Days later dancers in elaborate costumes covered the bridges of the city while spot- and strobe-lights swept across the crowd - everyone moving to the music of a band playing in a 4th story window of the nearby apartment building. Soon the sky began lighting up and we realized that every major railing-support on the bridges had an arsenal of fireworks attached to it. The dancers moved away a bit but the crowd stayed – a couple thousand people packed inside a half km of the launch zone.

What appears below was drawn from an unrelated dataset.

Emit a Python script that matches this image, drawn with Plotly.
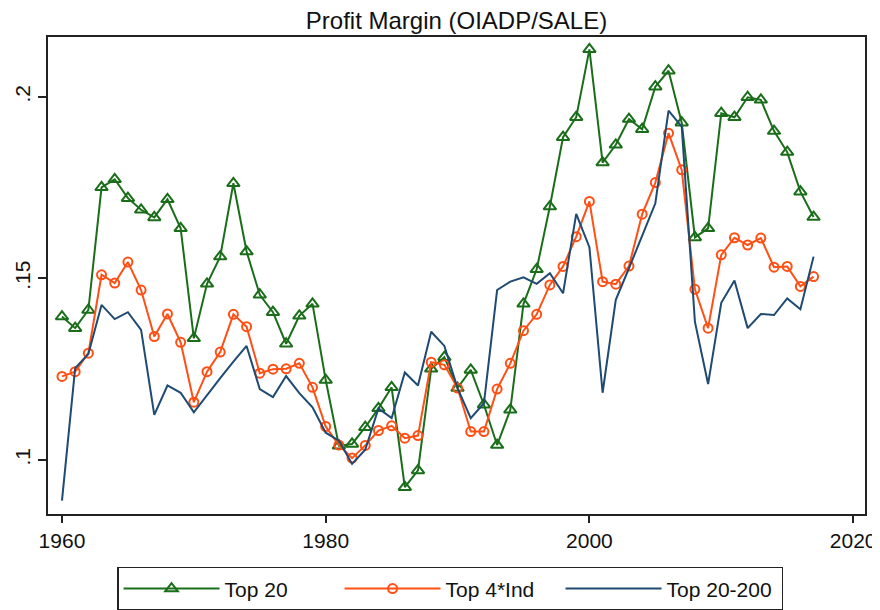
import plotly.graph_objects as go

years = list(range(1960, 2018))

top20 = [0.1395, 0.1363, 0.1413, 0.1751, 0.1773, 0.1721, 0.1689, 0.1668, 0.1718, 0.1638,
         0.1335, 0.1485, 0.1560, 0.1762, 0.1574, 0.1455, 0.1407, 0.1320, 0.1397, 0.1430,
         0.1220, 0.1039, 0.1044, 0.1090, 0.1142, 0.1200, 0.0925, 0.0971, 0.1251, 0.1283,
         0.1198, 0.1248, 0.1152, 0.1041, 0.1138, 0.1430, 0.1525, 0.1698, 0.1889, 0.1944,
         0.2131, 0.1819, 0.1868, 0.1939, 0.1911, 0.2028, 0.2072, 0.1929, 0.1613, 0.1638,
         0.1955, 0.1944, 0.1999, 0.1992, 0.1906, 0.1848, 0.1739, 0.1669]

top4ind = [0.1230, 0.1243, 0.1294, 0.1510, 0.1487, 0.1545, 0.1468, 0.1340, 0.1402, 0.1324,
           0.1159, 0.1243, 0.1297, 0.1401, 0.1367, 0.1239, 0.1250, 0.1251, 0.1266, 0.1200,
           0.1092, 0.1041, 0.1005, 0.1040, 0.1081, 0.1094, 0.1060, 0.1067, 0.1269, 0.1262,
           0.1198, 0.1078, 0.1078, 0.1195, 0.1266, 0.1356, 0.1401, 0.1482, 0.1533, 0.1615,
           0.1712, 0.1491, 0.1484, 0.1534, 0.1677, 0.1764, 0.1900, 0.1799, 0.1470, 0.1363,
           0.1565, 0.1612, 0.1592, 0.1611, 0.1531, 0.1533, 0.1478, 0.1505]

top20_200 = [0.0888, 0.1253, 0.1292, 0.1427, 0.1388, 0.1407, 0.1358, 0.1124, 0.1205, 0.1185,
             0.1131, 0.1179, 0.1225, 0.1271, 0.1314, 0.1195, 0.1173, 0.1231, 0.1184, 0.1145,
             0.1075, 0.1053, 0.0989, 0.1028, 0.1142, 0.1115, 0.1241, 0.1205, 0.1353, 0.1314,
             0.1198, 0.1115, 0.1156, 0.1468, 0.1491, 0.1503, 0.1485, 0.1514, 0.1459, 0.1678,
             0.1586, 0.1185, 0.1441, 0.1528, 0.1620, 0.1707, 0.1962, 0.1918, 0.1381, 0.1209,
             0.1433, 0.1494, 0.1363, 0.1402, 0.1399, 0.1445, 0.1415, 0.1560]

x_ticks = [1960, 1980, 2000, 2020]
y_ticks = [0.1, 0.15, 0.2]
y_ticktext = [".1", ".15", ".2"]

GREEN = "#1a6e1a"
ORANGE = "#ff4f14"
NAVY = "#1f4a72"
FONT = "Liberation Sans, Arial, sans-serif"

fig = go.Figure()
fig.add_trace(go.Scatter(
    x=years, y=top20, name="Top 20", mode="lines+markers",
    line=dict(color=GREEN, width=2),
    marker=dict(symbol="triangle-up-open", size=11, color=GREEN, line=dict(width=2, color=GREEN)),
))
fig.add_trace(go.Scatter(
    x=years, y=top4ind, name="Top 4*Ind", mode="lines+markers",
    line=dict(color=ORANGE, width=2),
    marker=dict(symbol="circle-open", size=9, color=ORANGE, line=dict(width=2, color=ORANGE)),
))
fig.add_trace(go.Scatter(
    x=years, y=top20_200, name="Top 20-200", mode="lines",
    line=dict(color=NAVY, width=2),
))

# the page body has an 8px default margin, so the figure is sized to fit the window
fig.update_layout(
    width=872, height=602,
    margin=dict(l=40, r=15, t=29, b=96, autoexpand=False),
    paper_bgcolor="white", plot_bgcolor="white",
    font=dict(family=FONT, color="#111111", size=21),
    title=dict(text="Profit Margin (OIADP/SALE)", x=0.5, xref="paper", xanchor="center",
               y=0.993, yref="container", yanchor="top",
               font=dict(size=24, family=FONT, color="#111111")),
    xaxis=dict(
        range=[1958.94, 2020.9], tickmode="array", tickvals=x_ticks,
        showgrid=False, zeroline=False, ticks="outside", ticklen=7, tickwidth=1.5,
        tickcolor="#222222", showline=True, linecolor="#222222", linewidth=1.5,
        mirror=True, tickfont=dict(size=21, family=FONT), automargin=False,
    ),
    yaxis=dict(
        range=[0.0851, 0.2165], tickmode="array", tickvals=y_ticks, ticktext=y_ticktext,
        tickangle=-90, showgrid=False, zeroline=False, ticks="outside", ticklen=8,
        tickwidth=1.5, tickcolor="#222222", showline=True, linecolor="#222222",
        linewidth=1.5, mirror=True, tickfont=dict(size=21, family=FONT), automargin=False,
    ),
    legend=dict(
        orientation="h", x=0.0845, xanchor="left", y=-0.111, yanchor="top",
        bordercolor="#222222", borderwidth=1.5, bgcolor="white",
        font=dict(size=21, family=FONT), itemwidth=96,
        entrywidth=110, entrywidthmode="pixels",
    ),
    showlegend=True,
)

fig.write_html("out.html")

Coming from a place where millions can be made by spilling coffee on yourself and sidewalks have to be repaired before someone trips, its nice see a society that hasn’t been reduced to robotic answers and solving problems though flowcharts. There are benefits to first world culture – drinkable water certainly being one of them – but taking responsibility for our actions is underrated. Getting under a roof if lit fireworks are raining from the sky or stepping out of the way when a motorcycle rolls down the sidewalk is common sense, we don’t need legislation and litigation to do our thinking for us.
Moving on
I took the fastest, scariest bus of my life from Cuenca to Quito listening to the transmission fall apart and the right rear brakes make a hideous metal-on-metal sound all through the night. After 24 hours in Quito I walked to a city bus which took me to the trolley, the trolley took me to the bus station where I got a shuttle bus to another station, and boarded an extremely slow intercity bus bound for Toulcan. At Toulcan I took a taxi towards Colombia, walked through Ecuadorian customs, over the bridge, through Colombian customs, and hailed another taxi to the bus stop where I got a night bus which took 12 hours to make it 450km. 36 hours in Cali is about all that’s needed to walk around the tourist part of the city, dance some salsa, and scale the mountain to the Tres Cruises. A 3rd night bus in 5 days landed me in Bogota where its been raining constantly, thunder storming intermittently, and cold.
Bridge Festival lighting up the sky.
Yes there's bunnies, chickens, and hamsters here, but think of it as more of grocery store than pet store...
Street art in Cuenca.
Breakdancers come out in force every Sunday in the main park. Here one practices headspins.